WHAT IS NEEDED: An exact reproduction of the records is required, with all images left out.

[Saved data entries]
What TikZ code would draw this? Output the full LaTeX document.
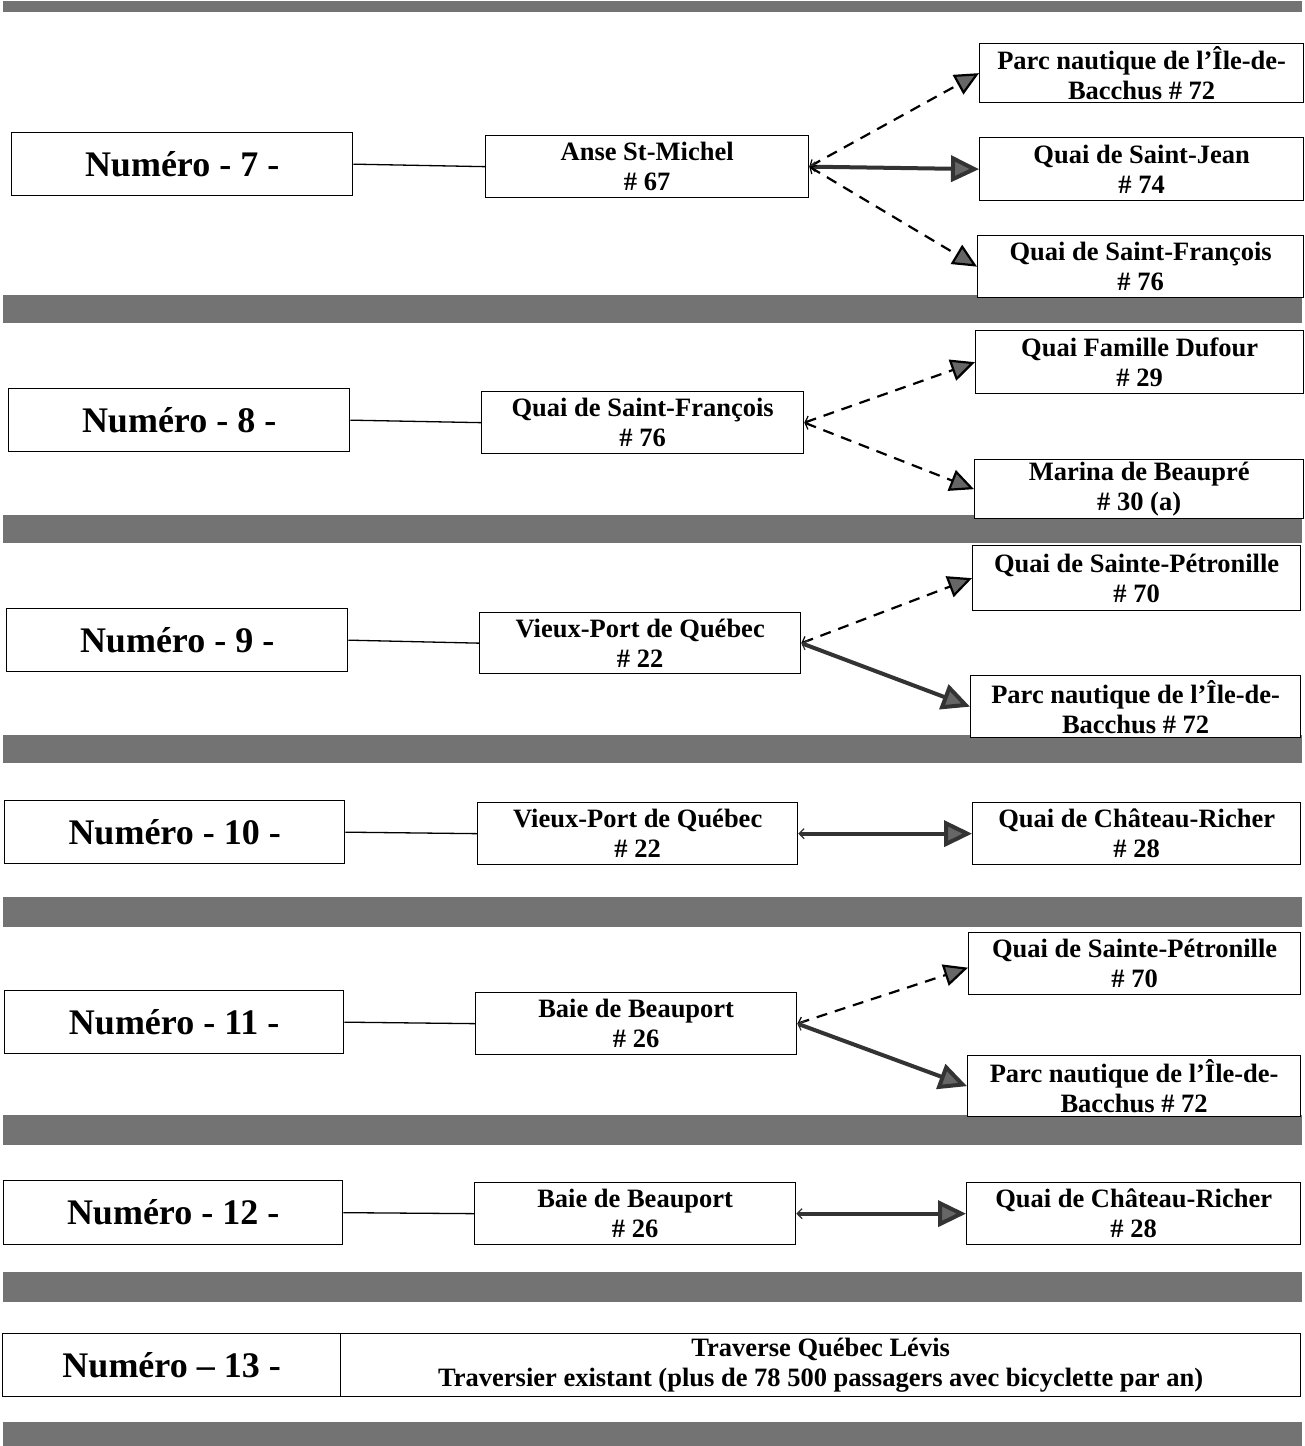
\documentclass[tikz,border=0pt]{standalone}
\usepackage{fontspec}
\setmainfont{Liberation Serif}
\usetikzlibrary{arrows.meta}
\begin{document}
\begin{tikzpicture}[x=1pt,y=-1pt,
  band/.style={fill=black!55,draw=none},
  numbox/.style={draw=black,line width=1.3pt,fill=white,anchor=north west,inner sep=0pt,
    align=center,font=\fontsize{36}{40}\selectfont\bfseries},
  stopbox/.style={draw=black,line width=1.3pt,fill=white,anchor=north west,inner sep=0pt,
    align=center,font=\fontsize{26.5}{30}\selectfont\bfseries},
  link/.style={line width=1.3pt},
  mainroute/.style={line width=4pt,draw=black!80,
    {Straight Barb[length=5pt,width=10pt,line width=1.2pt]}-{Triangle[length=28pt,width=26pt,fill=black!60]}},
  altroute/.style={line width=2.2pt,dash pattern=on 11pt off 8pt,
    {Straight Barb[length=5pt,width=10pt,line width=1.2pt]}-{Triangle[length=24pt,width=22pt,fill=black!60]}},
]
\useasboundingbox (0,0) rectangle (1305,1446);

% separating bands
\foreach \ya/\yb in {1/12,295/323,515/543,735/763,897/927,1115/1145,1272/1302,1422/1446}
  \fill[band] (3,\ya) rectangle (1302,\yb);

% route 7
\node[numbox,minimum width=341,minimum height=63] (n7) at (11,132) {Numéro - 7 -};
\node[stopbox,minimum width=323,minimum height=62] (d7) at (485,135) {Anse St-Michel\\\# 67};
\node[stopbox,minimum width=324,minimum height=59] (a7a) at (979,43) {Parc nautique de l’Île-de-\\Bacchus \# 72};
\node[stopbox,minimum width=324,minimum height=63] (a7b) at (979,137) {Quai de Saint-Jean\\\# 74};
\node[stopbox,minimum width=326,minimum height=62] (a7c) at (977,235) {Quai de Saint-François\\\# 76};
\draw[link] (n7.east) -- (d7.west);
\draw[altroute] (d7.east) -- (a7a.west);
\draw[mainroute] (d7.east) -- (a7b.west);
\draw[altroute] (d7.east) -- (a7c.west);

% route 8
\node[numbox,minimum width=341,minimum height=63] (n8) at (8,388) {Numéro - 8 -};
\node[stopbox,minimum width=322,minimum height=62] (d8) at (481,391) {Quai de Saint-François\\\# 76};
\node[stopbox,minimum width=328,minimum height=63] (a8a) at (975,330) {Quai Famille Dufour\\\# 29};
\node[stopbox,minimum width=329,minimum height=59] (a8b) at (974,459) {Marina de Beaupré\\\# 30 (a)};
\draw[link] (n8.east) -- (d8.west);
\draw[altroute] (d8.east) -- (a8a.west);
\draw[altroute] (d8.east) -- (a8b.west);

% route 9
\node[numbox,minimum width=341,minimum height=63] (n9) at (6,608) {Numéro - 9 -};
\node[stopbox,minimum width=321,minimum height=61] (d9) at (479,612) {Vieux-Port de Québec\\\# 22};
\node[stopbox,minimum width=328,minimum height=65] (a9a) at (972,545) {Quai de Sainte-Pétronille\\\# 70};
\node[stopbox,minimum width=330,minimum height=62] (a9b) at (970,675) {Parc nautique de l’Île-de-\\Bacchus \# 72};
\draw[link] (n9.east) -- (d9.west);
\draw[altroute] (d9.east) -- (a9a.west);
\draw[mainroute] (d9.east) -- (a9b.west);

% route 10
\node[numbox,minimum width=340,minimum height=63] (n10) at (4,800) {Numéro - 10 -};
\node[stopbox,minimum width=320,minimum height=62] (d10) at (477,802) {Vieux-Port de Québec\\\# 22};
\node[stopbox,minimum width=328,minimum height=62] (a10) at (972,802) {Quai de Château-Richer\\\# 28};
\draw[link] (n10.east) -- (d10.west);
\draw[mainroute] (d10.east) -- (a10.west);

% route 11
\node[numbox,minimum width=339,minimum height=63] (n11) at (4,990) {Numéro - 11 -};
\node[stopbox,minimum width=321,minimum height=62] (d11) at (475,992) {Baie de Beauport\\\# 26};
\node[stopbox,minimum width=332,minimum height=62] (a11a) at (968,932) {Quai de Sainte-Pétronille\\\# 70};
\node[stopbox,minimum width=333,minimum height=61] (a11b) at (967,1055) {Parc nautique de l’Île-de-\\Bacchus \# 72};
\draw[link] (n11.east) -- (d11.west);
\draw[altroute] (d11.east) -- ([yshift=-4pt]a11a.west);
\draw[mainroute] (d11.east) -- (a11b.west);

% route 12
\node[numbox,minimum width=339,minimum height=64] (n12) at (3,1180) {Numéro - 12 -};
\node[stopbox,minimum width=321,minimum height=62] (d12) at (474,1182) {Baie de Beauport\\\# 26};
\node[stopbox,minimum width=334,minimum height=62] (a12) at (966,1182) {Quai de Château-Richer\\\# 28};
\draw[link] (n12.east) -- (d12.west);
\draw[mainroute] (d12.east) -- (a12.west);

% route 13
\node[numbox,minimum width=338,minimum height=63] (n13) at (2,1333) {Numéro – 13 -};
\node[stopbox,minimum width=960,minimum height=63] (d13) at (340,1333)
  {Traverse Québec Lévis\\Traversier existant (plus de 78 500 passagers avec bicyclette par an)};
\end{tikzpicture}
\end{document}
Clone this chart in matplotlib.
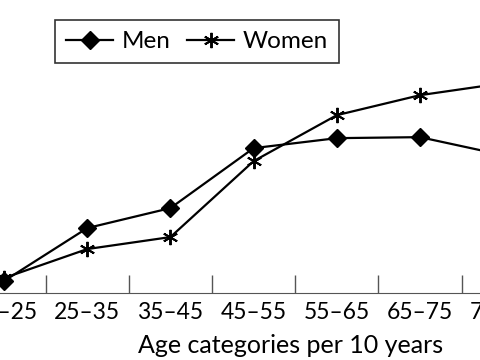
import matplotlib
matplotlib.use("Agg")
import matplotlib.pyplot as plt
import matplotlib.transforms as mtransforms
import numpy as np

# categories and values (arbitrary units)
categories = ["15\u201325", "25\u201335", "35\u201345", "45\u201355", "55\u201365", "65\u201375", "75\u201385"]
men = [12, 65, 85, 145, 155, 156, 138]
women = [15, 44, 56, 132, 178, 198, 210]

plt.rcParams['font.family'] = ['Lato', 'DejaVu Sans']

fig = plt.figure(figsize=(4.8, 3.6), dpi=100)
ax = fig.add_axes([0, 0.186, 1, 0.78])

x = np.arange(len(categories))
ax.plot(x, men, color="black", lw=1.6, marker="D", markersize=9, label="Men")
ax.plot(x, women, color="black", lw=1.6, marker=(6, 2, 0), markersize=11,
        markeredgewidth=1.4, label="Women")

# boundary ticks pointing up
ax.set_xticks(np.arange(len(categories) - 1) + 0.5)
ax.set_xticklabels([])
ax.tick_params(axis="x", which="major", direction="in", length=13, width=1, color="#555555")
ax.set_yticks([])

ax.set_xlim(-4/83.2, 476/83.2)
ax.set_ylim(0, 281)

# category labels at the centres (the last one runs off the edge)
trans = mtransforms.blended_transform_factory(ax.transData, fig.transFigure)
for xi, lab in zip(x, categories):
    ax.text(xi, 0.115, lab, transform=trans, ha="center", va="baseline",
            fontsize=16.5, clip_on=False)
fig.text(0.606, 0.0194, "Age categories per 10 years", ha="center", va="baseline", fontsize=18)

for s in ["left", "top", "right"]:
    ax.spines[s].set_visible(False)
ax.spines["bottom"].set_color("#555555")

leg = ax.legend(loc="upper left", bbox_to_anchor=(0.1146, 0.944), bbox_transform=fig.transFigure,
                ncol=2, fontsize=17.5, frameon=True, fancybox=False, edgecolor="black",
                handlelength=1.95, columnspacing=0.68, handletextpad=0.34, borderpad=0.45,
                borderaxespad=0)
leg.get_frame().set_linewidth(1.2)

fig.savefig("out.png", dpi=100)
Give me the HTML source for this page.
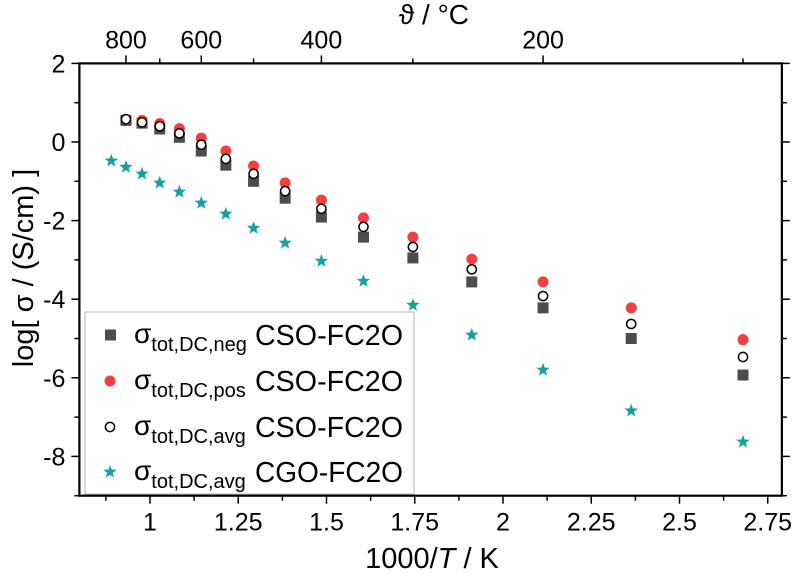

TASK ANSWER:
What TikZ code would draw this? Output the full LaTeX document.
\documentclass[tikz,border=0pt]{standalone}
\usepackage{fontspec}
\setmainfont{Liberation Serif}
\usetikzlibrary{arrows.meta}
\begin{document}
\begin{tikzpicture}[x=1pt,y=-1pt,
  band/.style={fill=black!55,draw=none},
  numbox/.style={draw=black,line width=1.3pt,fill=white,anchor=north west,inner sep=0pt,
    align=center,font=\fontsize{36}{40}\selectfont\bfseries},
  stopbox/.style={draw=black,line width=1.3pt,fill=white,anchor=north west,inner sep=0pt,
    align=center,font=\fontsize{26.5}{30}\selectfont\bfseries},
  link/.style={line width=1.3pt},
  mainroute/.style={line width=4pt,draw=black!80,
    {Straight Barb[length=5pt,width=10pt,line width=1.2pt]}-{Triangle[length=28pt,width=26pt,fill=black!60]}},
  altroute/.style={line width=2.2pt,dash pattern=on 11pt off 8pt,
    {Straight Barb[length=5pt,width=10pt,line width=1.2pt]}-{Triangle[length=24pt,width=22pt,fill=black!60]}},
]
\useasboundingbox (0,0) rectangle (1305,1446);

% separating bands
\foreach \ya/\yb in {1/12,295/323,515/543,735/763,897/927,1115/1145,1272/1302,1422/1446}
  \fill[band] (3,\ya) rectangle (1302,\yb);

% route 7
\node[numbox,minimum width=341,minimum height=63] (n7) at (11,132) {Numéro - 7 -};
\node[stopbox,minimum width=323,minimum height=62] (d7) at (485,135) {Anse St-Michel\\\# 67};
\node[stopbox,minimum width=324,minimum height=59] (a7a) at (979,43) {Parc nautique de l’Île-de-\\Bacchus \# 72};
\node[stopbox,minimum width=324,minimum height=63] (a7b) at (979,137) {Quai de Saint-Jean\\\# 74};
\node[stopbox,minimum width=326,minimum height=62] (a7c) at (977,235) {Quai de Saint-François\\\# 76};
\draw[link] (n7.east) -- (d7.west);
\draw[altroute] (d7.east) -- (a7a.west);
\draw[mainroute] (d7.east) -- (a7b.west);
\draw[altroute] (d7.east) -- (a7c.west);

% route 8
\node[numbox,minimum width=341,minimum height=63] (n8) at (8,388) {Numéro - 8 -};
\node[stopbox,minimum width=322,minimum height=62] (d8) at (481,391) {Quai de Saint-François\\\# 76};
\node[stopbox,minimum width=328,minimum height=63] (a8a) at (975,330) {Quai Famille Dufour\\\# 29};
\node[stopbox,minimum width=329,minimum height=59] (a8b) at (974,459) {Marina de Beaupré\\\# 30 (a)};
\draw[link] (n8.east) -- (d8.west);
\draw[altroute] (d8.east) -- (a8a.west);
\draw[altroute] (d8.east) -- (a8b.west);

% route 9
\node[numbox,minimum width=341,minimum height=63] (n9) at (6,608) {Numéro - 9 -};
\node[stopbox,minimum width=321,minimum height=61] (d9) at (479,612) {Vieux-Port de Québec\\\# 22};
\node[stopbox,minimum width=328,minimum height=65] (a9a) at (972,545) {Quai de Sainte-Pétronille\\\# 70};
\node[stopbox,minimum width=330,minimum height=62] (a9b) at (970,675) {Parc nautique de l’Île-de-\\Bacchus \# 72};
\draw[link] (n9.east) -- (d9.west);
\draw[altroute] (d9.east) -- (a9a.west);
\draw[mainroute] (d9.east) -- (a9b.west);

% route 10
\node[numbox,minimum width=340,minimum height=63] (n10) at (4,800) {Numéro - 10 -};
\node[stopbox,minimum width=320,minimum height=62] (d10) at (477,802) {Vieux-Port de Québec\\\# 22};
\node[stopbox,minimum width=328,minimum height=62] (a10) at (972,802) {Quai de Château-Richer\\\# 28};
\draw[link] (n10.east) -- (d10.west);
\draw[mainroute] (d10.east) -- (a10.west);

% route 11
\node[numbox,minimum width=339,minimum height=63] (n11) at (4,990) {Numéro - 11 -};
\node[stopbox,minimum width=321,minimum height=62] (d11) at (475,992) {Baie de Beauport\\\# 26};
\node[stopbox,minimum width=332,minimum height=62] (a11a) at (968,932) {Quai de Sainte-Pétronille\\\# 70};
\node[stopbox,minimum width=333,minimum height=61] (a11b) at (967,1055) {Parc nautique de l’Île-de-\\Bacchus \# 72};
\draw[link] (n11.east) -- (d11.west);
\draw[altroute] (d11.east) -- ([yshift=-4pt]a11a.west);
\draw[mainroute] (d11.east) -- (a11b.west);

% route 12
\node[numbox,minimum width=339,minimum height=64] (n12) at (3,1180) {Numéro - 12 -};
\node[stopbox,minimum width=321,minimum height=62] (d12) at (474,1182) {Baie de Beauport\\\# 26};
\node[stopbox,minimum width=334,minimum height=62] (a12) at (966,1182) {Quai de Château-Richer\\\# 28};
\draw[link] (n12.east) -- (d12.west);
\draw[mainroute] (d12.east) -- (a12.west);

% route 13
\node[numbox,minimum width=338,minimum height=63] (n13) at (2,1333) {Numéro – 13 -};
\node[stopbox,minimum width=960,minimum height=63] (d13) at (340,1333)
  {Traverse Québec Lévis\\Traversier existant (plus de 78 500 passagers avec bicyclette par an)};
\end{tikzpicture}
\end{document}
Clone this chart in matplotlib.
import matplotlib
matplotlib.use("Agg")
import matplotlib.pyplot as plt
import matplotlib.transforms as mtransforms
import numpy as np

# categories and values (arbitrary units)
categories = ["15\u201325", "25\u201335", "35\u201345", "45\u201355", "55\u201365", "65\u201375", "75\u201385"]
men = [12, 65, 85, 145, 155, 156, 138]
women = [15, 44, 56, 132, 178, 198, 210]

plt.rcParams['font.family'] = ['Lato', 'DejaVu Sans']

fig = plt.figure(figsize=(4.8, 3.6), dpi=100)
ax = fig.add_axes([0, 0.186, 1, 0.78])

x = np.arange(len(categories))
ax.plot(x, men, color="black", lw=1.6, marker="D", markersize=9, label="Men")
ax.plot(x, women, color="black", lw=1.6, marker=(6, 2, 0), markersize=11,
        markeredgewidth=1.4, label="Women")

# boundary ticks pointing up
ax.set_xticks(np.arange(len(categories) - 1) + 0.5)
ax.set_xticklabels([])
ax.tick_params(axis="x", which="major", direction="in", length=13, width=1, color="#555555")
ax.set_yticks([])

ax.set_xlim(-4/83.2, 476/83.2)
ax.set_ylim(0, 281)

# category labels at the centres (the last one runs off the edge)
trans = mtransforms.blended_transform_factory(ax.transData, fig.transFigure)
for xi, lab in zip(x, categories):
    ax.text(xi, 0.115, lab, transform=trans, ha="center", va="baseline",
            fontsize=16.5, clip_on=False)
fig.text(0.606, 0.0194, "Age categories per 10 years", ha="center", va="baseline", fontsize=18)

for s in ["left", "top", "right"]:
    ax.spines[s].set_visible(False)
ax.spines["bottom"].set_color("#555555")

leg = ax.legend(loc="upper left", bbox_to_anchor=(0.1146, 0.944), bbox_transform=fig.transFigure,
                ncol=2, fontsize=17.5, frameon=True, fancybox=False, edgecolor="black",
                handlelength=1.95, columnspacing=0.68, handletextpad=0.34, borderpad=0.45,
                borderaxespad=0)
leg.get_frame().set_linewidth(1.2)

fig.savefig("out.png", dpi=100)
Give me the HTML source for this page.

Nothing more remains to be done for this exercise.